- Cover of the 1984 edition (as La Medeleni), published by Cartea Românescă
- Author: Ionel Teodoreanu
- Original title: La Medeleni
- Illustrator: grimbo
- Language: Romanian
- Genre: Romance
- Publisher: Cartea Românească
- Publication place: Romania
- Media type: print

= La Medeleni =

Trio of novels by Ionel Teodoreanu

La Medeleni (English: At Medeleni) is a trio of novels written by Ionel Teodoreanu. The books were set in the village of Medeleni, in Iași County, Romania. The trilogy includes: The Fickle Border (Hotarul Nestatornic) published in 1925, Roads (Romanian: Drumuri) published in 1926, and Between the Winds (Romanian: Între Vânturi) published in 1927. Teodoreanu’s inspiration for the novels came from a mansion on the bank of the river Prut where friends from the literary world would gather. On May 21 2016, the mansion became a museum in memoriam of Ionel Teodoreanu.

==Synopsis==
At Medeleni is a novel about an idealised childhood and adolescence, designed in an Edenic patriarchal setting. The plot is centred around two siblings, Daniel and Olguța (Romanian: /ro/) Deleanu, and their step sister, Monica. According to her father, Olguța is an "angelic devil, a mixture of purity and inclinations towards little malice." (Note: The Jurnalul National newspaper republishes old books on a regular basis) She is constantly shaking, does not accept contradiction, and tries to subordinate everything that surrounds her.

Daniel tends to be calm but can often lose his patience and becomes nervous because of his sister, Olguța. He often dreams about saving Monica but is awakened by his sister from time to time.

Monica ensures the balance between the siblings, who are in a continuous argument. She is gentle, generous and always jumps in to help others. Monica is in love with Daniel throughout the novel. Daniel realizes at the end that he is in love with Monica as well. They get married and enjoy a happy life.

Olguța falls in love with Vania, an older man. She plans to marry him and go to America, but she discovers that she has cancer. In the end, she commits suicide. After the death of Olguța, the Deleanu family sells the estate.

==Reception==
Miron Radu Paraschivescu claimed that Olguța is one of the most successful characters in Teodoreanu's literary works. (Note: apud op. cit.)

In 1995, a group of experts from Aix-Marseille University reviewed the trilogy and highlighted that Teodoreanu was traditionally considered by Romanians as the novelist of childhood. They remarked that At Medeleni is a good illustration of life in Romania in the 1920s. At Medeleni attains the ineffability of sensation and opens with a writing style torn between suffering and voluptuousness, a vertiginous perspective evoking baroque aesthetics.

According to the Romanian newspaper Jurnalul Național, "At Medeleni is the book that sealed the literary reputation of the novelist, who, at the age of 30, was already nationally renowned.

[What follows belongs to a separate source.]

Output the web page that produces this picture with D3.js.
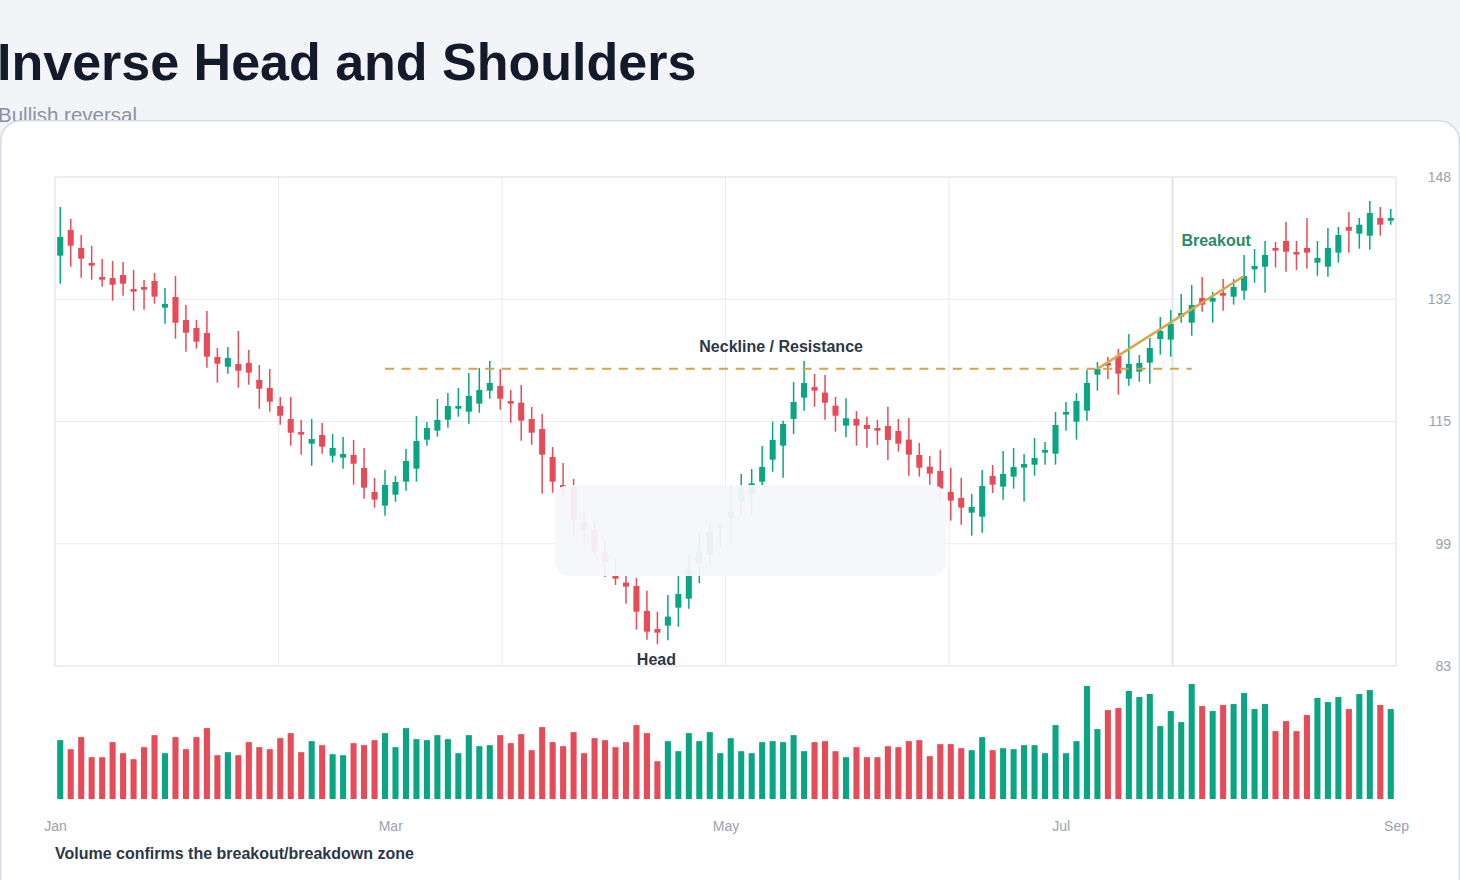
<!DOCTYPE html>
<html>
<head>
<meta charset="utf-8">
<script src="https://cdn.jsdelivr.net/npm/d3@7"></script>
<style>
  html, body { margin: 0; padding: 0; background: #f3f4f8; overflow: hidden; }
  svg { display: block; font-family: "Liberation Sans", Arial, Helvetica, sans-serif; }
</style>
</head>
<body>
<svg id="chart"></svg>
<script>
// month labels along the bottom and price labels on the right
const months = ["Jan", "Mar", "May", "Jul", "Sep"];
const priceLabels = ["83", "99", "115", "132", "148"];

// daily OHLC
const open = [137.54,140.96,138.56,136.57,134.71,134.57,134.97,133.11,133.38,134.18,
  130.63,132.05,128.99,127.93,127.26,124.07,122.78,123.14,123.28,121.02,
  119.95,117.56,115.83,114.10,112.55,113.71,110.95,110.69,111.05,109.32,
  106.13,104.31,105.77,107.50,109.23,113.08,114.28,115.74,117.20,116.80,
  117.87,119.59,120.22,118.23,118.00,115.83,114.50,110.78,107.06,106.80,
  102.14,101.08,98.16,94.97,94.08,93.64,90.32,87.92,88.36,90.75,
  91.95,96.65,97.76,101.31,102.64,104.84,105.73,107.50,110.43,112.29,
  115.84,118.67,120.09,119.33,117.60,114.95,115.84,115.04,114.64,114.91,
  114.24,113.09,111.05,109.50,108.92,106.13,105.34,103.38,102.85,108.26,
  106.84,108.17,109.36,109.76,111.36,111.22,116.41,115.48,116.94,121.72,
  123.28,124.21,121.19,122.12,123.32,126.47,126.38,129.43,128.64,131.92,
  131.43,132.58,132.09,132.89,135.73,136.08,138.57,139.50,138.03,138.57,
  136.61,136.08,137.94,141.36,140.47,140.20,142.55,142.19];

const high = [144.01,142.42,140.29,138.83,137.10,136.83,136.70,135.64,134.31,135.24,
  133.25,134.84,130.99,128.99,130.19,125.27,125.40,127.53,125.00,123.01,
  122.48,118.76,118.76,115.70,115.83,115.30,113.84,113.44,113.04,111.98,
  107.99,109.05,108.26,111.85,116.23,115.43,118.49,119.29,119.95,121.95,
  122.61,123.54,122.48,119.69,120.35,117.43,116.50,112.11,109.99,107.86,
  103.47,102.14,99.75,97.36,95.10,94.74,93.01,90.22,92.44,95.10,
  97.76,100.64,101.97,102.14,107.06,108.53,109.19,112.25,115.48,115.60,
  120.75,123.55,121.82,121.68,118.76,118.59,116.90,116.14,115.70,117.47,
  115.84,115.97,112.65,110.92,111.72,109.36,108.03,105.87,109.06,109.72,
  111.58,111.98,111.18,113.31,112.78,116.77,118.10,119.29,122.35,123.41,
  124.08,125.14,127.14,124.34,126.60,129.39,130.32,132.45,133.65,134.71,
  132.72,134.44,134.44,137.64,138.43,139.50,139.36,142.02,139.50,142.55,
  139.50,141.22,141.36,143.35,142.55,144.81,144.01,143.75];

const low = [133.82,136.08,134.62,134.35,133.42,131.56,132.22,130.23,130.36,131.16,
  128.50,126.51,124.78,125.18,122.65,120.66,121.85,119.99,120.39,117.20,
  116.80,115.08,112.28,111.09,109.63,111.22,110.02,109.23,107.10,105.24,
  104.04,102.98,104.84,106.30,107.50,112.28,113.48,114.68,116.14,115.21,
  116.67,118.53,117.07,115.34,112.95,112.42,105.90,106.04,105.73,100.15,
  99.49,97.63,94.83,93.77,91.29,87.83,86.50,85.89,86.42,88.23,
  90.62,94.00,96.43,98.65,99.09,103.08,103.08,107.06,108.83,108.03,
  113.84,116.94,117.47,115.74,114.15,113.40,112.29,112.02,112.38,110.39,
  111.49,108.30,108.17,107.10,105.07,102.32,101.79,100.32,100.72,106.00,
  105.11,106.57,104.84,108.30,109.76,109.76,114.28,113.09,115.61,119.60,
  121.15,119.07,120.26,120.79,120.53,124.38,124.12,128.64,126.91,130.10,
  128.64,130.23,131.03,131.69,133.95,132.62,135.95,135.41,135.64,135.81,
  134.88,134.75,136.61,137.94,138.47,138.34,140.20,141.66];

const close = [140.02,138.87,137.14,136.21,134.35,133.68,133.82,132.75,133.02,132.09,
  131.12,128.63,127.30,126.11,124.11,123.18,123.94,122.25,121.99,119.86,
  118.13,116.27,114.01,113.75,113.17,112.15,111.98,111.18,109.89,106.70,
  105.11,107.06,107.46,110.25,112.91,114.64,115.70,117.56,117.56,118.89,
  119.69,120.62,118.53,117.87,115.61,114.01,111.09,107.50,106.73,102.41,
  101.08,98.20,96.83,94.61,93.55,90.22,87.56,87.43,89.56,92.57,
  95.90,98.20,100.86,101.75,103.51,106.67,107.29,109.46,113.05,115.17,
  118.10,120.62,119.60,118.00,116.27,115.93,114.95,114.51,114.28,113.05,
  112.55,111.09,109.36,108.57,106.57,104.98,104.05,104.14,106.93,107.10,
  108.53,109.46,109.85,110.65,111.72,115.04,116.77,118.23,120.62,122.48,
  122.92,121.86,123.15,123.28,125.27,127.53,128.46,129.93,130.99,131.03,
  131.92,132.22,133.38,134.84,136.17,137.64,138.21,138.07,137.73,137.94,
  137.24,138.57,140.29,140.86,141.66,143.22,141.66,142.55];

// volume, thousands
const volume = [587,497,617,417,417,567,457,397,517,637,
  457,617,497,617,707,437,467,437,567,517,
  497,607,657,467,577,537,447,437,557,537,
  587,657,517,707,597,587,637,597,457,637,
  527,537,637,557,647,487,717,567,527,667,
  457,607,587,517,567,737,657,377,577,477,
  657,577,667,457,607,477,457,567,577,567,
  637,477,567,577,477,417,517,417,417,527,
  517,577,587,427,547,547,507,487,617,487,
  507,497,537,537,457,737,457,577,1127,697,
  887,907,1077,1017,1047,727,877,767,1147,927,
  877,937,947,1057,897,947,677,777,677,837,
  1007,967,1017,897,1047,1087,937,897];

// pattern levels
const neckline = 122.5;
const necklineFrom = 31, necklineTo = 108;
const breakoutFrom = 99, breakoutTo = 113;
const headIndex = 57;

const width = 1460, height = 880;
const plot = { left: 55, right: 1396, top: 177, bottom: 666 };
const vol = { top: 684, bottom: 799 };
const up = "#0aa683", down = "#e64c58";

const svg = d3.select("#chart").attr("width", width).attr("height", height);

// header
svg.append("text").attr("x", -3).attr("y", 80)
  .attr("font-size", 52).attr("font-weight", "bold").attr("fill", "#131a2b")
  .text("Inverse Head and Shoulders");
svg.append("text").attr("x", -2).attr("y", 122)
  .attr("font-size", 20.5).attr("fill", "#8a92a4")
  .text("Bullish reversal");

// card
svg.append("rect").attr("x", 0.75).attr("y", 120.75)
  .attr("width", 1458.5).attr("height", 820).attr("rx", 20)
  .attr("fill", "#fff").attr("stroke", "#d7dbe7").attr("stroke-width", 1.5);

const n = open.length;
const x = d3.scaleBand().domain(d3.range(n)).range([plot.left, plot.right]);
const cx = i => x(i) + x.bandwidth() / 2;
const bodyW = x.bandwidth() * 0.58;

const y = d3.scaleLinear().domain([83, 148]).range([plot.bottom, plot.top]);
const yv = d3.scaleLinear().domain([0, d3.max(volume)]).range([vol.bottom, vol.top]);
const gridX = d3.scaleLinear().domain([0, 6]).range([plot.left, plot.right]);
const monthX = d3.scaleLinear().domain([0, months.length - 1]).range([plot.left, plot.right]);
const yTicks = d3.range(priceLabels.length).map(i => 83 + i * (148 - 83) / (priceLabels.length - 1));

// grid
const grid = svg.append("g");
grid.selectAll(".gy").data(yTicks).enter().append("line")
  .attr("x1", plot.left).attr("x2", plot.right)
  .attr("y1", d => y(d)).attr("y2", d => y(d))
  .attr("stroke", "#e9ebf1").attr("stroke-width", 1);
grid.selectAll(".gx").data(d3.range(7)).enter().append("line")
  .attr("x1", d => gridX(d)).attr("x2", d => gridX(d))
  .attr("y1", plot.top).attr("y2", plot.bottom)
  .attr("stroke", d => d === 5 ? "#e1e4ec" : "#e9ebf1")
  .attr("stroke-width", d => d === 5 ? 2 : 1);
svg.append("rect").attr("x", plot.left).attr("y", plot.top)
  .attr("width", plot.right - plot.left).attr("height", plot.bottom - plot.top)
  .attr("fill", "none").attr("stroke", "#e6e8ef");

// y axis on the right
const yAxis = d3.axisLeft(y).tickValues(yTicks)
  .tickFormat((d, i) => priceLabels[i]).tickSize(0).tickPadding(0);
const gy = svg.append("g").attr("transform", `translate(1451,0)`).call(yAxis);
gy.select(".domain").remove();
gy.selectAll("text").attr("font-size", 14).attr("fill", "#9aa1b0")
  .attr("font-family", "Liberation Sans, Arial, sans-serif");

// x axis (months)
const xAxis = d3.axisBottom(monthX).tickValues(d3.range(months.length))
  .tickFormat(i => months[i]).tickSize(0).tickPadding(0);
const gx = svg.append("g").attr("transform", `translate(0,821)`).call(xAxis);
gx.select(".domain").remove();
gx.selectAll("text").attr("font-size", 14).attr("fill", "#9aa1b0")
  .attr("font-family", "Liberation Sans, Arial, sans-serif");

// candles
const idx = d3.range(n);
const candles = svg.append("g").selectAll("g").data(idx).enter().append("g");
candles.append("line")
  .attr("x1", cx).attr("x2", cx)
  .attr("y1", i => y(high[i])).attr("y2", i => y(low[i]))
  .attr("stroke", i => close[i] >= open[i] ? up : down).attr("stroke-width", 1.5);
candles.append("rect")
  .attr("x", i => cx(i) - bodyW / 2).attr("width", bodyW)
  .attr("y", i => y(Math.max(open[i], close[i])))
  .attr("height", i => Math.max(2.5, Math.abs(y(open[i]) - y(close[i]))))
  .attr("fill", i => close[i] >= open[i] ? up : down);

// volume
svg.append("g").selectAll("rect").data(idx).enter().append("rect")
  .attr("x", i => cx(i) - bodyW / 2).attr("width", bodyW)
  .attr("y", i => yv(volume[i])).attr("height", i => vol.bottom - yv(volume[i]))
  .attr("fill", i => close[i] >= open[i] ? up : down);

// neckline + breakout
svg.append("line")
  .attr("x1", cx(necklineFrom)).attr("x2", cx(necklineTo))
  .attr("y1", y(neckline)).attr("y2", y(neckline))
  .attr("stroke", "#d6a34a").attr("stroke-width", 2).attr("stroke-dasharray", "9,7.7");
svg.append("line")
  .attr("x1", cx(breakoutFrom)).attr("y1", y(neckline))
  .attr("x2", cx(breakoutTo)).attr("y2", y(close[breakoutTo]))
  .attr("stroke", "#d9a64c").attr("stroke-width", 2.5);

svg.append("text").attr("x", cx(69) - 2).attr("y", y(neckline) - 17)
  .attr("text-anchor", "middle").attr("font-size", 16).attr("font-weight", "bold")
  .attr("fill", "#2d3748").text("Neckline / Resistance");
svg.append("text").attr("x", cx(headIndex) - 1).attr("y", y(low[headIndex]) + 21)
  .attr("text-anchor", "middle").attr("font-size", 16).attr("font-weight", "bold")
  .attr("fill", "#2d3748").text("Head");
svg.append("text").attr("x", cx(breakoutTo) - 28).attr("y", y(close[breakoutTo]) - 30)
  .attr("text-anchor", "middle").attr("font-size", 16).attr("font-weight", "bold")
  .attr("fill", "#2a8a69").text("Breakout");

// empty panel over the head
svg.append("rect").attr("x", 555).attr("y", 485).attr("width", 391).attr("height", 91)
  .attr("rx", 14).attr("fill", "#f5f6fa").attr("opacity", 0.94);

svg.append("text").attr("x", 55).attr("y", 859)
  .attr("font-size", 16).attr("font-weight", "bold").attr("fill", "#2d3748")
  .text("Volume confirms the breakout/breakdown zone");
</script>
</body>
</html>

After his At Medeleni series, his books became popular items on bookstore shelves[...]".

Critics and theorists, like George Călinescu, mentioned that the novel "has a lasting value," Camil Petrescu said that the work presents "affective aspects" of children through a series of life incidents, and, in turn, Garabet Ibrăileanu established that the main character, Olguța, is "the most striking type[...] and the most successful girl model in our literature."